Alongside sexual anxiety, the concept of hard work is weaponized. The dominant group ("us") is defined by its strong work ethic, while the minority group ("them") is stereotyped as lazy, parasitic, and seeking to live off state handouts. This narrative justifies stripping "them" of social support and legal protections. Stanley shows how this logic was used to create the conditions it claimed to describe. In Nazi-occupied Slovakia, Jewish property was expropriated, leaving the population impoverished and dependent. This manufactured poverty was then used as "proof" that they were a burden, justifying their deportation.

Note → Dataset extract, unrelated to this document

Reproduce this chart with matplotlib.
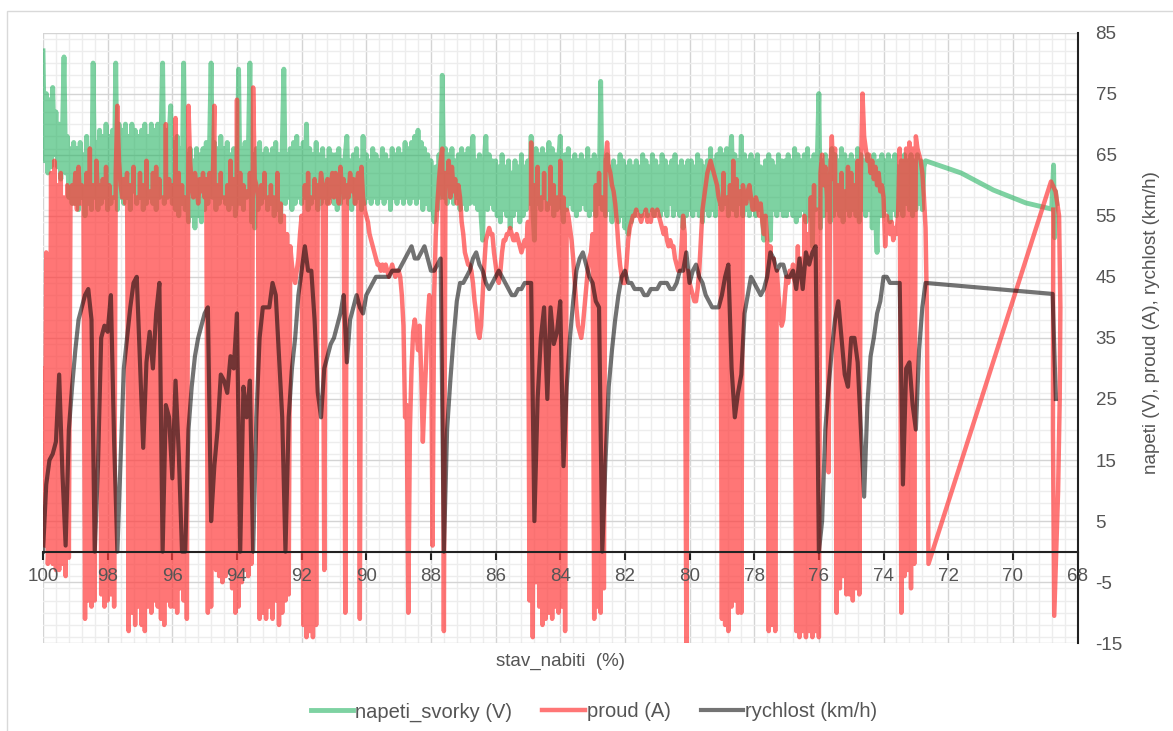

This tactic also explains the fierce opposition to labor unions. Unions build solidarity across racial and ethnic lines, uniting workers based on shared economic interests. This directly threatens the "us vs. them" narrative. Stanley traces the origins of "right-to-work" laws in the U.S. to explicit racial motivations. Lobbyist Vance Muse, a key proponent, warned that without these laws, "white women and white men will be forced into organizations with black African apes whom they will have to call ‘brother’." By destroying unions, fascist politics breaks down class solidarity, leaving workers divided and more susceptible to racial and ethnic demagoguery.
Conclusion
Narrator: The single most important takeaway from How Fascism Works is that fascism is not a storm that arrives without warning. It is a slow, methodical erosion of reality, built piece by piece through a series of identifiable political tactics. It begins by inventing a mythic past, uses propaganda to attack truth, divides the world into a victimized "us" and a threatening "them," and justifies that division through fear and stereotypes.
The book’s most challenging idea is its warning about normalization. Stanley tells the story of his grandmother, Ilse Stanley, who risked her life to rescue Jews from a concentration camp in the 1930s. When she tried to warn her Jewish neighbors in Berlin, they couldn't comprehend the danger. They could still live in their homes and worship in their temples. The horrors were happening, but life felt normal enough. As Ilse Stanley wrote, "He didn’t realize that we were all waiting for the end." The ultimate question the book leaves us with is a deeply uncomfortable one: By tolerating what was once intolerable, what are we normalizing today, and what end might we be waiting for?